**Dataset content**
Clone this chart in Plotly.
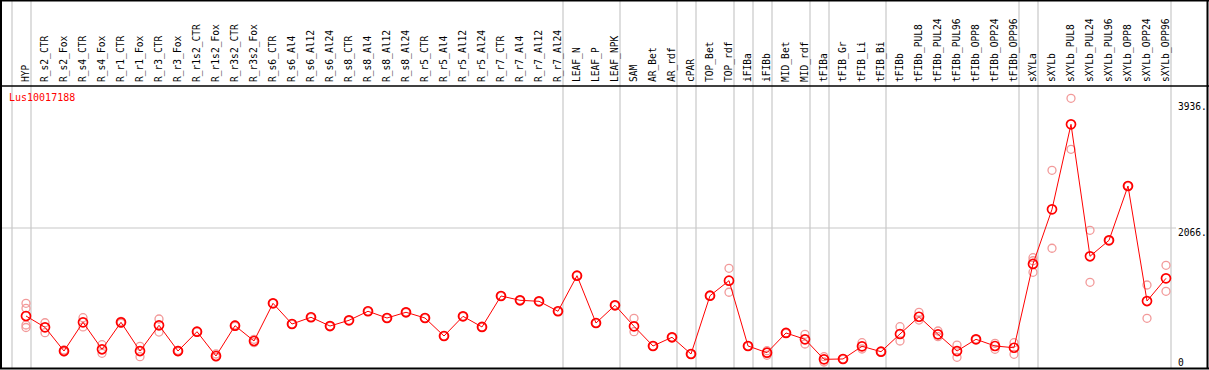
import plotly.graph_objects as go

samples = ["HYP", "R_s2_CTR", "R_s2_Fox", "R_s4_CTR", "R_s4_Fox", "R_r1_CTR", "R_r1_Fox",
           "R_r3_CTR", "R_r3_Fox", "R_r1s2_CTR", "R_r1s2_Fox", "R_r3s2_CTR", "R_r3s2_Fox",
           "R_s6_CTR", "R_s6_Al4", "R_s6_Al12", "R_s6_Al24", "R_s8_CTR", "R_s8_Al4", "R_s8_Al12",
           "R_s8_Al24", "R_r5_CTR", "R_r5_Al4", "R_r5_Al12", "R_r5_Al24", "R_r7_CTR", "R_r7_Al4",
           "R_r7_Al12", "R_r7_Al24", "LEAF_N", "LEAF_P", "LEAF_NPK", "SAM", "AR_Bet", "AR_rdf",
           "cPAR", "TOP_Bet", "TOP_rdf", "iFIBa", "iFIBb", "MID_Bet", "MID_rdf", "tFIBa",
           "tFIB_Gr", "tFIB_Li", "tFIB_Bi", "tFIBb", "tFIBb_PUL8", "tFIBb_PUL24", "tFIBb_PUL96",
           "tFIBb_OPP8", "tFIBb_OPP24", "tFIBb_OPP96", "sXYLa", "sXYLb", "sXYLb_PUL8",
           "sXYLb_PUL24", "sXYLb_PUL96", "sXYLb_OPP8", "sXYLb_OPP24", "sXYLb_OPP96"]

mean_values = [760, 592, 240, 666, 266, 666, 240, 622, 240, 527, 166, 616, 389,
               948, 641, 741, 611, 696, 830, 730, 815, 730, 463, 755, 597, 1057, 993,
               978, 830, 1358, 656, 919, 607, 315, 444, 196, 1061, 1284, 315, 215, 508,
               414, 117, 122, 310, 230, 493, 749, 488, 240, 414, 315, 289, 1532, 2343,
               3605, 1646, 1883, 2689, 982, 1319]

rep_a = [948, 660, 255, 735, 334, 680, 310, 715, 250, 530, 196, 626, 414,
         950, 645, 745, 615, 700, 834, 734, 819, 734, 467, 759, 601, 1061, 997,
         982, 834, 1362, 660, 923, 726, 319, 448, 200, 1065, 1468, 319, 245, 512,
         488, 156, 126, 364, 234, 601, 815, 537, 329, 418, 355, 364, 1625, 2922,
         3991, 2032, 1887, 2693, 1220, 1512]

rep_b = [874, 512, 226, 597, 206, 650, 156, 522, 230, 524, 147, 606, 364,
         946, 637, 737, 607, 692, 826, 726, 811, 726, 459, 751, 593, 1053, 989,
         974, 826, 1354, 652, 915, 527, 311, 440, 192, 1057, 1112, 311, 177, 504,
         344, 77, 118, 270, 226, 389, 700, 453, 147, 410, 266, 191, 1580, 1765,
         3234, 1260, 1879, 2685, 726, 1126]

rep_c = [626] + [None] * 52 + [1408] + [None] * 7
rep_d = [589] + [None] * 60

gene_name = "Lus10017188"
axis_tick_values = [0, 2066, 3936]
axis_tick_text = ["0", "2066.", "3936."]
# sample positions after which a grey separator is drawn (0 = before first)
separator_after = [0, 1, 29, 32, 35, 36, 38, 39, 40, 42, 43, 46, 53, 54, 61]

W, H = 1209, 370
L, R, T, B = 2, 33, 86, 2
pw, ph = W - L - R, H - T - B
FONT = "DejaVu Sans Mono"

def px_x(p):
    return (p - L) / pw

def px_y(p):
    return (H - B - p) / ph

xs = list(range(1, len(samples) + 1))

rx, ry = [], []
for arr in (rep_a, rep_b, rep_c, rep_d):
    for x, v in zip(xs, arr):
        if v is not None:
            rx.append(x)
            ry.append(v)

fig = go.Figure()
fig.add_trace(go.Scatter(
    x=rx, y=ry, mode="markers",
    marker=dict(symbol="circle-open", size=8, color="#f29a9a", line=dict(width=1.3, color="#f29a9a")),
    hoverinfo="skip", showlegend=False, cliponaxis=False))
fig.add_trace(go.Scatter(
    x=xs, y=mean_values, mode="lines+markers",
    line=dict(color="#ff0000", width=1),
    marker=dict(symbol="circle-open", size=9, color="#ff0000", line=dict(width=1.7, color="#ff0000")),
    showlegend=False, cliponaxis=False))

shapes = []
top_paper = px_y(0)
for k in separator_after:
    shapes.append(dict(type="line", xref="x", yref="paper", x0=k + 5 / 19, x1=k + 5 / 19,
                       y0=0, y1=top_paper, line=dict(color="#c8c8c8", width=1.2), layer="below"))
shapes.append(dict(type="line", xref="paper", yref="y", x0=0, x1=1, y0=axis_tick_values[1],
                   y1=axis_tick_values[1], line=dict(color="#c8c8c8", width=1.2), layer="below"))
# frame
blk = dict(color="black", width=2)
shapes += [
    dict(type="line", xref="paper", yref="paper", x0=px_x(1), x1=px_x(1), y0=px_y(0), y1=px_y(369), line=blk),
    dict(type="line", xref="paper", yref="paper", x0=px_x(1207.5), x1=px_x(1207.5), y0=px_y(0), y1=px_y(369), line=blk),
    dict(type="line", xref="paper", yref="paper", x0=px_x(0), x1=px_x(1209), y0=px_y(0.5), y1=px_y(0.5), line=blk),
    dict(type="line", xref="paper", yref="paper", x0=px_x(0), x1=px_x(1209), y0=px_y(368.5), y1=px_y(368.5), line=blk),
    dict(type="line", xref="paper", yref="paper", x0=px_x(0), x1=px_x(1209), y0=1, y1=1, line=dict(color="black", width=1.5)),
]

annotations = [dict(text=gene_name, xref="paper", yref="paper", x=px_x(7), y=px_y(98),
                    xanchor="left", yanchor="middle", showarrow=False,
                    font=dict(family=FONT, size=10, color="#ff0000"))]
for v, t in zip(axis_tick_values, axis_tick_text):
    annotations.append(dict(text=t, xref="paper", yref="y", x=px_x(1176), y=v,
                            xanchor="left", yanchor="bottom" if v == 0 else "top",
                            yshift=-3 if v == 0 else 3,
                            showarrow=False, font=dict(family=FONT, size=9.6, color="black")))

x_lo = 1 - (26 - L) / 19
x_hi = x_lo + pw / 19
y_per_px = 1 / 0.06738
y_lo = -(368 - 367.2) * y_per_px
y_hi = (367.2 - 86) * y_per_px

fig.update_layout(
    width=W, height=H, margin=dict(l=L, r=R, t=T, b=B, pad=0),
    paper_bgcolor="white", plot_bgcolor="white",
    xaxis=dict(range=[x_lo, x_hi], side="top", tickmode="array", tickvals=xs, ticktext=samples,
               tickangle=-90, ticks="", ticklabelstandoff=3, showgrid=False, zeroline=False,
               showline=False, tickfont=dict(family=FONT, size=9.6, color="black")),
    yaxis=dict(range=[y_lo, y_hi], showticklabels=False, showgrid=False, zeroline=False,
               showline=False, ticks=""),
    shapes=shapes, annotations=annotations,
)

fig.write_html("out.html", config={"displayModeBar": False},
               post_script="document.body.style.margin='0';document.body.style.padding='0';"
                           "document.documentElement.style.overflow='hidden';")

**Problem statement**
Skip the images and write out the rest of the listing exactly.

**The response**
Clone this chart in Plotly.
import plotly.graph_objects as go

samples = ["HYP", "R_s2_CTR", "R_s2_Fox", "R_s4_CTR", "R_s4_Fox", "R_r1_CTR", "R_r1_Fox",
           "R_r3_CTR", "R_r3_Fox", "R_r1s2_CTR", "R_r1s2_Fox", "R_r3s2_CTR", "R_r3s2_Fox",
           "R_s6_CTR", "R_s6_Al4", "R_s6_Al12", "R_s6_Al24", "R_s8_CTR", "R_s8_Al4", "R_s8_Al12",
           "R_s8_Al24", "R_r5_CTR", "R_r5_Al4", "R_r5_Al12", "R_r5_Al24", "R_r7_CTR", "R_r7_Al4",
           "R_r7_Al12", "R_r7_Al24", "LEAF_N", "LEAF_P", "LEAF_NPK", "SAM", "AR_Bet", "AR_rdf",
           "cPAR", "TOP_Bet", "TOP_rdf", "iFIBa", "iFIBb", "MID_Bet", "MID_rdf", "tFIBa",
           "tFIB_Gr", "tFIB_Li", "tFIB_Bi", "tFIBb", "tFIBb_PUL8", "tFIBb_PUL24", "tFIBb_PUL96",
           "tFIBb_OPP8", "tFIBb_OPP24", "tFIBb_OPP96", "sXYLa", "sXYLb", "sXYLb_PUL8",
           "sXYLb_PUL24", "sXYLb_PUL96", "sXYLb_OPP8", "sXYLb_OPP24", "sXYLb_OPP96"]

mean_values = [760, 592, 240, 666, 266, 666, 240, 622, 240, 527, 166, 616, 389,
               948, 641, 741, 611, 696, 830, 730, 815, 730, 463, 755, 597, 1057, 993,
               978, 830, 1358, 656, 919, 607, 315, 444, 196, 1061, 1284, 315, 215, 508,
               414, 117, 122, 310, 230, 493, 749, 488, 240, 414, 315, 289, 1532, 2343,
               3605, 1646, 1883, 2689, 982, 1319]

rep_a = [948, 660, 255, 735, 334, 680, 310, 715, 250, 530, 196, 626, 414,
         950, 645, 745, 615, 700, 834, 734, 819, 734, 467, 759, 601, 1061, 997,
         982, 834, 1362, 660, 923, 726, 319, 448, 200, 1065, 1468, 319, 245, 512,
         488, 156, 126, 364, 234, 601, 815, 537, 329, 418, 355, 364, 1625, 2922,
         3991, 2032, 1887, 2693, 1220, 1512]

rep_b = [874, 512, 226, 597, 206, 650, 156, 522, 230, 524, 147, 606, 364,
         946, 637, 737, 607, 692, 826, 726, 811, 726, 459, 751, 593, 1053, 989,
         974, 826, 1354, 652, 915, 527, 311, 440, 192, 1057, 1112, 311, 177, 504,
         344, 77, 118, 270, 226, 389, 700, 453, 147, 410, 266, 191, 1580, 1765,
         3234, 1260, 1879, 2685, 726, 1126]

rep_c = [626] + [None] * 52 + [1408] + [None] * 7
rep_d = [589] + [None] * 60

gene_name = "Lus10017188"
axis_tick_values = [0, 2066, 3936]
axis_tick_text = ["0", "2066.", "3936."]
# sample positions after which a grey separator is drawn (0 = before first)
separator_after = [0, 1, 29, 32, 35, 36, 38, 39, 40, 42, 43, 46, 53, 54, 61]

W, H = 1209, 370
L, R, T, B = 2, 33, 86, 2
pw, ph = W - L - R, H - T - B
FONT = "DejaVu Sans Mono"

def px_x(p):
    return (p - L) / pw

def px_y(p):
    return (H - B - p) / ph

xs = list(range(1, len(samples) + 1))

rx, ry = [], []
for arr in (rep_a, rep_b, rep_c, rep_d):
    for x, v in zip(xs, arr):
        if v is not None:
            rx.append(x)
            ry.append(v)

fig = go.Figure()
fig.add_trace(go.Scatter(
    x=rx, y=ry, mode="markers",
    marker=dict(symbol="circle-open", size=8, color="#f29a9a", line=dict(width=1.3, color="#f29a9a")),
    hoverinfo="skip", showlegend=False, cliponaxis=False))
fig.add_trace(go.Scatter(
    x=xs, y=mean_values, mode="lines+markers",
    line=dict(color="#ff0000", width=1),
    marker=dict(symbol="circle-open", size=9, color="#ff0000", line=dict(width=1.7, color="#ff0000")),
    showlegend=False, cliponaxis=False))

shapes = []
top_paper = px_y(0)
for k in separator_after:
    shapes.append(dict(type="line", xref="x", yref="paper", x0=k + 5 / 19, x1=k + 5 / 19,
                       y0=0, y1=top_paper, line=dict(color="#c8c8c8", width=1.2), layer="below"))
shapes.append(dict(type="line", xref="paper", yref="y", x0=0, x1=1, y0=axis_tick_values[1],
                   y1=axis_tick_values[1], line=dict(color="#c8c8c8", width=1.2), layer="below"))
# frame
blk = dict(color="black", width=2)
shapes += [
    dict(type="line", xref="paper", yref="paper", x0=px_x(1), x1=px_x(1), y0=px_y(0), y1=px_y(369), line=blk),
    dict(type="line", xref="paper", yref="paper", x0=px_x(1207.5), x1=px_x(1207.5), y0=px_y(0), y1=px_y(369), line=blk),
    dict(type="line", xref="paper", yref="paper", x0=px_x(0), x1=px_x(1209), y0=px_y(0.5), y1=px_y(0.5), line=blk),
    dict(type="line", xref="paper", yref="paper", x0=px_x(0), x1=px_x(1209), y0=px_y(368.5), y1=px_y(368.5), line=blk),
    dict(type="line", xref="paper", yref="paper", x0=px_x(0), x1=px_x(1209), y0=1, y1=1, line=dict(color="black", width=1.5)),
]

annotations = [dict(text=gene_name, xref="paper", yref="paper", x=px_x(7), y=px_y(98),
                    xanchor="left", yanchor="middle", showarrow=False,
                    font=dict(family=FONT, size=10, color="#ff0000"))]
for v, t in zip(axis_tick_values, axis_tick_text):
    annotations.append(dict(text=t, xref="paper", yref="y", x=px_x(1176), y=v,
                            xanchor="left", yanchor="bottom" if v == 0 else "top",
                            yshift=-3 if v == 0 else 3,
                            showarrow=False, font=dict(family=FONT, size=9.6, color="black")))

x_lo = 1 - (26 - L) / 19
x_hi = x_lo + pw / 19
y_per_px = 1 / 0.06738
y_lo = -(368 - 367.2) * y_per_px
y_hi = (367.2 - 86) * y_per_px

fig.update_layout(
    width=W, height=H, margin=dict(l=L, r=R, t=T, b=B, pad=0),
    paper_bgcolor="white", plot_bgcolor="white",
    xaxis=dict(range=[x_lo, x_hi], side="top", tickmode="array", tickvals=xs, ticktext=samples,
               tickangle=-90, ticks="", ticklabelstandoff=3, showgrid=False, zeroline=False,
               showline=False, tickfont=dict(family=FONT, size=9.6, color="black")),
    yaxis=dict(range=[y_lo, y_hi], showticklabels=False, showgrid=False, zeroline=False,
               showline=False, ticks=""),
    shapes=shapes, annotations=annotations,
)

fig.write_html("out.html", config={"displayModeBar": False},
               post_script="document.body.style.margin='0';document.body.style.padding='0';"
                           "document.documentElement.style.overflow='hidden';")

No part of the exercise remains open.